Triangular companion to the main panel. This has about 30 cups.
Although largely turf-covered, can this really be the rock described in the Beckensall Archive as a boulder with 16 cups? It has over 50. Does the archive panel lie elsewhere?
Stone-setting close to the sheepfold.
?Cist or ?sheep-dip close to the sheepfold looking over the site of the cup-marked rock.
Second cup-marked rock, just N of the first.
Cup-marked rock; showing extent of turf cover.
Cup-marked rock; view W to sheepfold. Grindon Wood in middle- and Sewing Shields in far-distance.
Cup-marked rock.
View E from middle cairn.
E’most round cairn; view to SE.
E’most round cairn above Settlingstones Burn; view NE towards Two Woods. One of the large boulders near its apex is highly eroded and may have had cup marks.
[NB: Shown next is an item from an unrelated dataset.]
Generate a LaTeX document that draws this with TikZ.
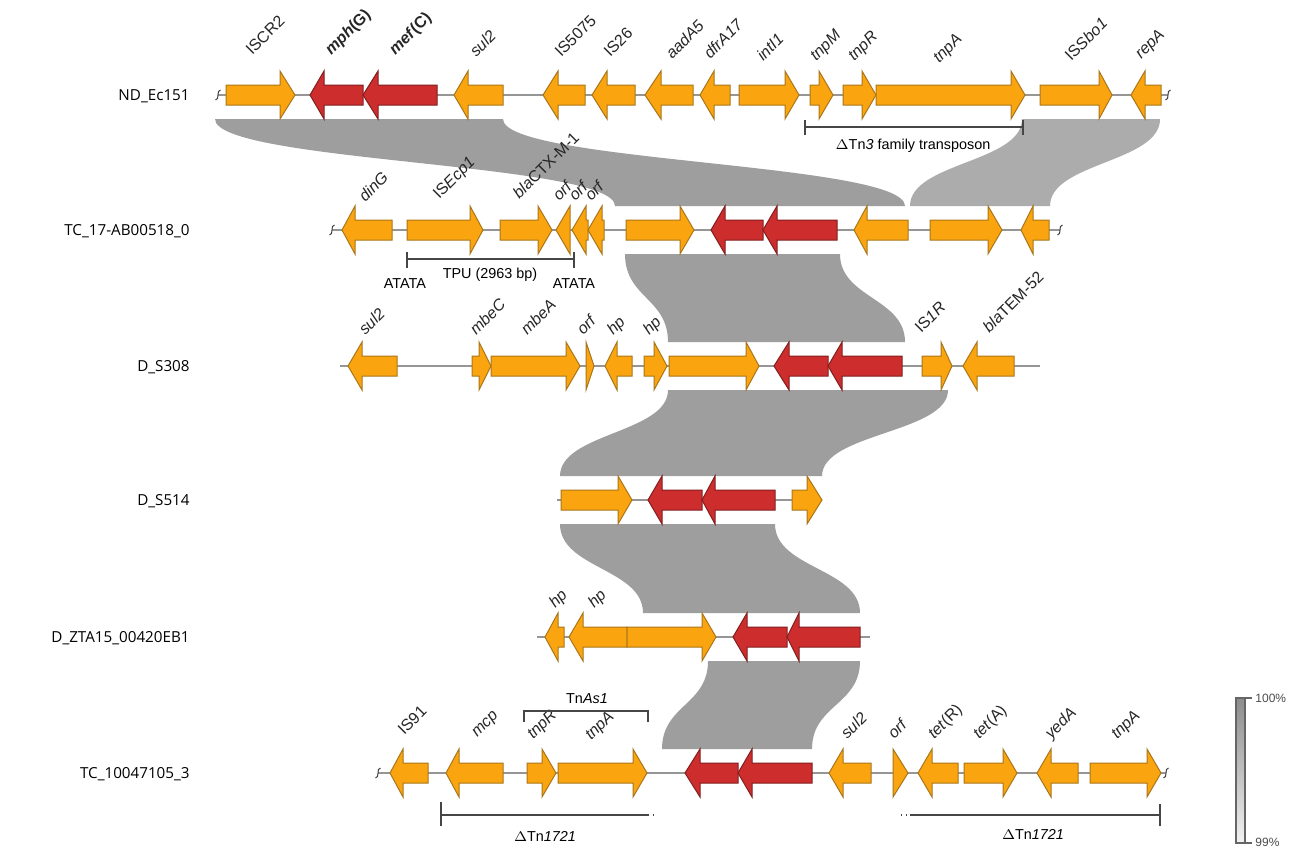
\documentclass[tikz,border=0pt]{standalone}
\usepackage{fontspec}
\setmainfont{Liberation Sans}
\newfontfamily\rowfont{Open Sans}
\definecolor{orng}{RGB}{250,165,15}
\definecolor{orngd}{RGB}{170,118,25}
\definecolor{rd}{RGB}{205,45,45}
\definecolor{rdd}{RGB}{130,30,30}
\definecolor{bandc}{RGB}{158,158,158}
\definecolor{bandl}{RGB}{172,172,172}
\definecolor{bb}{RGB}{150,150,150}
\definecolor{brk}{RGB}{70,70,70}
\newcommand{\gene}[5]{\draw[#1] (#2,#5-10) -- (#3,#5-10) -- (#3,#5-24) -- (#4,#5) -- (#3,#5+24) -- (#3,#5+10) -- (#2,#5+10) -- cycle;}
\newcommand{\gband}[7]{\fill[#1] (#2,#4) .. controls (#2,{(#4+#7)/2}) and (#5,{(#4+#7)/2}) .. (#5,#7) -- (#6,#7) .. controls (#6,{(#4+#7)/2}) and (#3,{(#4+#7)/2}) .. (#3,#4) -- cycle;}
\newcommand{\sq}[2]{\draw[black!75, line width=0.5pt] (#1-2.5,#2+5) .. controls (#1+2,#2+5) and (#1-2,#2-5) .. (#1+2.5,#2-5);}
\tikzset{
  og/.style={fill=orng, draw=orngd, line width=0.5pt, line join=miter},
  rg/.style={fill=rd, draw=rdd, line width=0.5pt, line join=miter},
  backbone/.style={draw=bb, line width=0.8pt},
  glabel/.style={rotate=45, anchor=base west, inner sep=0pt, text=black!85, font=\fontsize{8}{9}\selectfont},
  rowlab/.style={anchor=east, inner sep=0pt, font=\rowfont\fontsize{7.6}{9}\selectfont},
  brkt/.style={draw=brk, line width=0.6pt},
  btext/.style={inner sep=0pt, font=\fontsize{7.2}{8.5}\selectfont}
}
\begin{document}
\begin{tikzpicture}[x=0.5pt, y=-0.5pt]
\useasboundingbox (0,0) rectangle (1290,851);
\fill[white] (0,0) rectangle (1290,851);

% ---- bands ----
\gband{bandc}{215}{503}{119}{615}{905}{206}
\gband{bandl}{1022}{1160}{119}{910}{1050}{206}
\gband{bandc}{625}{840}{254}{668}{905}{342}
\gband{bandc}{668}{948}{390}{560}{822}{476}
\gband{bandc}{560}{775}{524}{643}{860}{613}
\gband{bandc}{708}{860}{661}{662}{812}{749}

% ---- row labels ----
\node[rowlab] (l1) at (190,96) {ND\_Ec151};
\node[rowlab] (l2) at (190,231) {TC\_17-AB00518\_0};
\node[rowlab] (l3) at (190,367) {D\_S308};
\node[rowlab] (l4) at (190,501) {D\_S514};
\node[rowlab] (l5) at (190,638) {D\_ZTA15\_00420EB1};
\node[rowlab] (l6) at (190,774) {TC\_10047105\_3};

% ---- row 1 ----
\draw[backbone] (218,95) -- (1168,95);
\sq{218}{95}\sq{1168}{95}
\gene{og}{226}{280}{295}{95}
\gene{rg}{363}{324}{310}{95}
\gene{rg}{437}{378}{363}{95}
\gene{og}{503}{468}{454}{95}
\gene{og}{585}{558}{543}{95}
\gene{og}{635}{607}{592}{95}
\gene{og}{693}{661}{645}{95}
\gene{og}{730}{714}{700}{95}
\gene{og}{739}{785}{799}{95}
\gene{og}{810}{819}{833}{95}
\gene{og}{843}{862}{876}{95}
\gene{og}{876}{1011}{1025}{95}
\gene{og}{1040}{1099}{1112}{95}
\gene{og}{1161}{1145}{1131}{95}
\node[glabel] (a1) at (252,56) {ISCR2};
\node[glabel] (a2) at (331,56) {\textbf{\textit{mph}(G)}};
\node[glabel] (a3) at (395,56) {\textbf{\textit{mef}(C)}};
\node[glabel] (a4) at (476,58) {\textit{sul2}};
\node[glabel] (a5) at (561,58) {IS5075};
\node[glabel] (a6) at (610,58) {IS26};
\node[glabel] (a7) at (672,60) {\textit{aadA5}};
\node[glabel] (a8) at (710,60) {\textit{dfrA17}};
\node[glabel] (a9) at (763,62) {\textit{intI1}};
\node[glabel] (a10) at (816,62) {\textit{tnpM}};
\node[glabel] (a11) at (854,62) {\textit{tnpR}};
\node[glabel] (a12) at (939,64) {\textit{tnpA}};
\node[glabel] (a13) at (1071,62) {IS\textit{Sbo1}};
\node[glabel] (a14) at (1141,60) {\textit{repA}};
\draw[brkt] (805,120) -- (805,135) (805,127) -- (1023,127) (1023,120) -- (1023,135);
\node[btext] (tn3) at (913,146) {$\Delta$Tn\textit{3} family transposon};

% ---- row 2 ----
\draw[backbone] (332,230) -- (1060,230);
\sq{332}{230}\sq{1060}{230}
\gene{og}{392}{355}{342}{230}
\gene{og}{407}{470}{483}{230}
\gene{og}{500}{538}{552}{230}
\gene{og}{570}{570}{556}{230}
\gene{og}{588}{586}{572}{230}
\gene{og}{604}{602}{588}{230}
\gene{og}{626}{680}{694}{230}
\gene{rg}{763}{725}{711}{230}
\gene{rg}{837}{777}{763}{230}
\gene{og}{908}{867}{854}{230}
\gene{og}{930}{988}{1002}{230}
\gene{og}{1049}{1033}{1021}{230}
\node[glabel] (b1) at (365,203) {\textit{dinG}};
\node[glabel] (b2) at (439,200) {IS\textit{Ecp1}};
\node[glabel] (b3) at (519,200) {\textit{bla}CTX-M-1};
\node[glabel] (b4) at (559,202) {\textit{orf}};
\node[glabel] (b5) at (575,202) {\textit{orf}};
\node[glabel] (b6) at (591,202) {\textit{orf}};
\draw[brkt] (407,252) -- (407,268) (407,259) -- (574,259) (574,252) -- (574,268);
\node[btext] (tpu) at (490,275) {TPU (2963 bp)};
\node[btext] (at1) at (405,284) {ATATA};
\node[btext] (at2) at (574,284) {ATATA};

% ---- row 3 ----
\draw[backbone] (340,366) -- (1040,366);
\gene{og}{397}{362}{348}{366}
\gene{og}{472}{479}{491}{366}
\gene{og}{491}{566}{580}{366}
\gene{og}{586}{586}{594}{366}
\gene{og}{632}{617}{605}{366}
\gene{og}{644}{654}{667}{366}
\gene{og}{669}{746}{759}{366}
\gene{rg}{828}{789}{774}{366}
\gene{rg}{902}{842}{828}{366}
\gene{og}{922}{941}{952}{366}
\gene{og}{1014}{977}{963}{366}
\node[glabel] (c1) at (365,336) {\textit{sul2}};
\node[glabel] (c2) at (476,336) {\textit{mbeC}};
\node[glabel] (c3) at (527,336) {\textit{mbeA}};
\node[glabel] (c4) at (583,336) {\textit{orf}};
\node[glabel] (c5) at (613,336) {\textit{hp}};
\node[glabel] (c6) at (649,336) {\textit{hp}};
\node[glabel] (c7) at (921,334) {IS\textit{1R}};
\node[glabel] (c8) at (989,334) {\textit{bla}TEM-52};

% ---- row 4 ----
\draw[backbone] (557,500) -- (822,500);
\gene{og}{561}{618}{632}{500}
\gene{rg}{702}{662}{648}{500}
\gene{rg}{775}{715}{702}{500}
\gene{og}{792}{807}{822}{500}

% ---- row 5 ----
\draw[backbone] (537,637) -- (870,637);
\gene{og}{564}{558}{545}{637}
\gene{og}{627}{583}{569}{637}
\gene{og}{627}{702}{716}{637}
\gene{rg}{787}{747}{733}{637}
\gene{rg}{860}{799}{787}{637}
\node[glabel] (d1) at (555,609) {\textit{hp}};
\node[glabel] (d2) at (594,609) {\textit{hp}};

% ---- row 6 ----
\draw[backbone] (378,773) -- (1166,773);
\sq{378}{773}\sq{1166}{773}
\gene{og}{428}{403}{390}{773}
\gene{og}{503}{459}{446}{773}
\gene{og}{527}{542}{556}{773}
\gene{og}{558}{633}{647}{773}
\gene{rg}{738}{700}{685}{773}
\gene{rg}{812}{752}{738}{773}
\gene{og}{871}{843}{829}{773}
\gene{og}{893}{893}{908}{773}
\gene{og}{958}{932}{918}{773}
\gene{og}{964}{1003}{1017}{773}
\gene{og}{1078}{1051}{1037}{773}
\gene{og}{1090}{1147}{1161}{773}
\node[glabel] (e1) at (404,736) {IS91};
\node[glabel] (e2) at (477,738) {\textit{mcp}};
\node[glabel] (e3) at (533,740) {\textit{tnpR}};
\node[glabel] (e4) at (591,741) {\textit{tnpA}};
\node[glabel] (e5) at (847,740) {\textit{sul2}};
\node[glabel] (e6) at (894,740) {\textit{orf}};
\node[glabel] (e7) at (934,740) {\textit{tet}(R)};
\node[glabel] (e8) at (979,740) {\textit{tet}(A)};
\node[glabel] (e9) at (1051,740) {\textit{yedA}};
\node[glabel] (e10) at (1117,740) {\textit{tnpA}};
\draw[brkt] (524,722) -- (524,711) -- (648,711) -- (648,722);
\node[btext] (tnas) at (587,699) {Tn\textit{As1}};
\draw[brkt] (441,802) -- (441,826) (441,815) -- (648,815);
\draw[brkt, dotted] (648,815) -- (658,815);
\node[btext] (tnl) at (545,836) {$\Delta$Tn\textit{1721}};
\draw[brkt, dotted] (901,815) -- (910,815);
\draw[brkt] (910,815) -- (1160,815) (1160,804) -- (1160,826);
\node[btext] (tnr) at (1033,834) {$\Delta$Tn\textit{1721}};

% ---- scale bar ----
\shade[top color=black!45, bottom color=black!5] (1236,698) rectangle (1245,843);
\draw[black!60, line width=0.6pt] (1236,698) rectangle (1245,843);
\draw[black!60, line width=0.6pt] (1236,698) -- (1252,698) (1236,843) -- (1252,843);
\node[anchor=west, inner sep=0pt, font=\fontsize{6}{7}\selectfont, text=black!70] (s1) at (1255,698) {100\%};
\node[anchor=west, inner sep=0pt, font=\fontsize{6}{7}\selectfont, text=black!70] (s2) at (1255,842) {99\%};
\end{tikzpicture}
\end{document}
Visited this site just south of Hadrian’s Wall at Shield on the Wall to look for a cup-marked boulder given in the Beckensall Archive as ‘Round Cairns west of Middle House’. According to the Archive, an English Heritage Field Warden had found a boulder with 16 cup-marks as part of the round cairns but only an approximate grid reference is given and no photographs. Although the moor is access land, getting to the site is problematical due to difficult car parking on the Military Road and a walk of about 1 mile over rough tussocky and often boggy terrain. Three round cairns dated to the Bronze Age stand on a slight ridge just south of Settlingstones Burn. Keys to the Past describes them as being between 8 and 10m in diameter and 1m high with one disturbed in the centre due to excavation, but I found the archaeology difficult to interpret on the ground. After a search of the numerous boulders, I eventually found a cup-marked stone, mostly turf-covered, about 40m east of the sheepfold fairly close to a stone setting which might indicate the original centre of one of the cairns. A second cup-marked rock can be found about 1m north of the first rock.